After reading all this I’m still unclear on what the purpose would be of “upgrading” to this from my d90se. The primary differences between it and the d400es for instance is the use of the ES9039pro vs the 9038pro, and the XMOS XU316 over the XU216–neither of which would be expected to have any significant impact on the net result.
Until there is some groundbreaking innovation to digital audio technology (such as these units supporting some new holographic multichannel or spatial audio technology that is compatible with existing amplifiers and headphones, to speculate for instance), this market is simply sustaining itself by releasing new chipsets that can be marketed in such a way to capitalize on cognitive bias, no different than Pfizer releasing an enantiomer of Prilosec once its patent expired and calling it Nexium. The technology might be more advanced but the results are the same.
Saw a lot of newbie comments on here making the usual mistake of invoking analog subjective audio terms to describe a digital device—that’s evidence of cognitive bias fueling the market in a nutshell. For those who asked rhetorically why we bother to measure and comment when these new devices come to market if they all sound the same, there is still some scientific merit to monitoring technological advances moving the SINAD goalposts forward, audible or not, particularly when they do so at lower price points. Given that the cost of these DACs has dropped precipitously over the past few years, that itself is a valid scientific breakthrough.
If I were to play devil’s advocate to myself, the fact that the new AKM chip is capable of doubling the DSD and PCM bit rates, even if not currently implemented in the firmware, does future-proof these devices for a possible era with media being released in these formats. But again, there’s no evidence that this would offer any audible advantages either (it’s arguably been proven that it won’t). We’ve had DSD 512 and PCM 768-capable XMOS/DAC chip combinations for quite awhile now, and the mastering industry still hasn’t responded by releasing any media in these formats to speak of. We’re already a niche market anyway, and if the difference is inaudible there’s no financial incentive for it.

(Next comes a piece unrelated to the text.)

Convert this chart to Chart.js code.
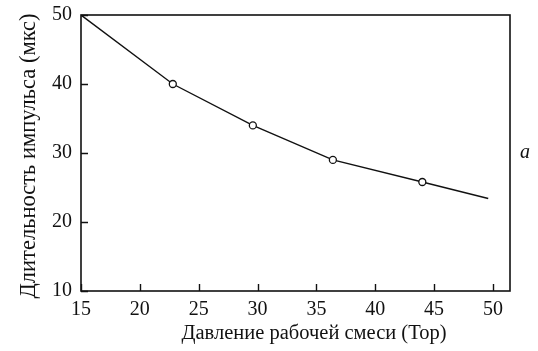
<!DOCTYPE html>
<html>
<head>
<meta charset="utf-8">
<script src="https://cdn.jsdelivr.net/npm/chart.js@4"></script>
<style>
  html, body { margin: 0; padding: 0; background: #fff; }
  #wrap { width: 538px; height: 351px; }
</style>
</head>
<body>
<div id="wrap"><canvas id="c"></canvas></div>
<script>
// Давление (Тор) / длительность импульса (мкс)
const pressure = [15, 22.8, 29.6, 36.4, 44.0, 49.6];
const duration = [50, 40, 34.0, 29.0, 25.8, 23.4];
const markerRadius = [0, 3.5, 3.5, 3.5, 3.5, 0];
const xTicks = [15, 20, 25, 30, 35, 40, 45, 50];
const yTicks = [10, 20, 30, 40, 50];
const xTitle = 'Давление рабочей смеси (Тор)';
const yTitle = 'Длительность импульса (мкс)';

const FONT = '"Liberation Serif", "DejaVu Serif", serif';

// рамка + внутренние засечки + подписи осей и "a"
const frame = {
  id: 'frame',
  afterDatasetsDraw(chart) {
    const { ctx, chartArea: a, scales } = chart;
    ctx.save();
    ctx.strokeStyle = '#111';
    ctx.lineWidth = 1.6;
    ctx.strokeRect(a.left, a.top, a.right - a.left, a.bottom - a.top);
    ctx.lineWidth = 1.4;
    ctx.beginPath();
    xTicks.forEach(v => {
      const x = Math.round(scales.x.getPixelForValue(v)) + 0.5;
      ctx.moveTo(x, a.bottom);
      ctx.lineTo(x, a.bottom - 7);
    });
    yTicks.forEach(v => {
      const y = Math.round(scales.y.getPixelForValue(v)) + 0.5;
      ctx.moveTo(a.left, y);
      ctx.lineTo(a.left + 7, y);
    });
    ctx.stroke();

    ctx.fillStyle = '#111';
    ctx.textAlign = 'center';
    ctx.textBaseline = 'middle';
    ctx.font = 'italic 20px ' + FONT;
    ctx.fillText('a', 525, scales.y.getPixelForValue(30));

    ctx.font = '20.5px ' + FONT;
    ctx.fillText(xTitle, 314, 334);

    ctx.translate(29, 156);
    ctx.rotate(-Math.PI / 2);
    ctx.font = '22.5px ' + FONT;
    ctx.fillText(yTitle, 0, 0);
    ctx.restore();
  }
};

new Chart(document.getElementById('c'), {
  type: 'line',
  data: {
    datasets: [{
      data: pressure.map((p, i) => ({ x: p, y: duration[i] })),
      borderColor: '#111',
      borderWidth: 1.4,
      pointRadius: markerRadius,
      pointBackgroundColor: '#fff',
      pointBorderColor: '#111',
      pointBorderWidth: 1.3,
      tension: 0,
    }],
  },
  options: {
    responsive: true,
    maintainAspectRatio: false,
    animation: false,
    events: [],
    layout: { padding: { top: 15, right: 28, left: 0, bottom: 0 } },
    plugins: { legend: { display: false }, tooltip: { enabled: false } },
    scales: {
      x: {
        type: 'linear',
        min: 15,
        max: 51.45,
        afterBuildTicks: s => { s.ticks = xTicks.map(v => ({ value: v })); },
        afterFit: s => { s.height = 60; s.paddingLeft = 0; s.paddingRight = 0; },
        grid: { drawOnChartArea: false, drawTicks: false },
        border: { display: false },
        ticks: { color: '#111', padding: 7, font: { family: FONT, size: 20 } },
      },
      y: {
        type: 'linear',
        min: 10,
        max: 50,
        afterBuildTicks: s => { s.ticks = yTicks.map(v => ({ value: v })); },
        afterFit: s => { s.width = 81; s.paddingTop = 0; s.paddingBottom = 0; },
        grid: { drawOnChartArea: false, drawTicks: false },
        border: { display: false },
        ticks: { color: '#111', padding: 9, font: { family: FONT, size: 20 } },
      },
    },
  },
  plugins: [frame],
});
</script>
</body>
</html>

The digital audio era is already in its fifth decade, and the vast majority of media is still limited to Red Book 44.1/16. And as the recording industry moves more and more to digital recording, the sampling rates they choose cap the limit on their playback resolution forever anyway. At the risk of sounding like a Luddite, we really might have reached the technological limit of our ears. I think that’s why Apple has focused their energies on Spatial Audio over lossless—the audio industry needs something transformative for our listening experiences to take the SOTA to the next century.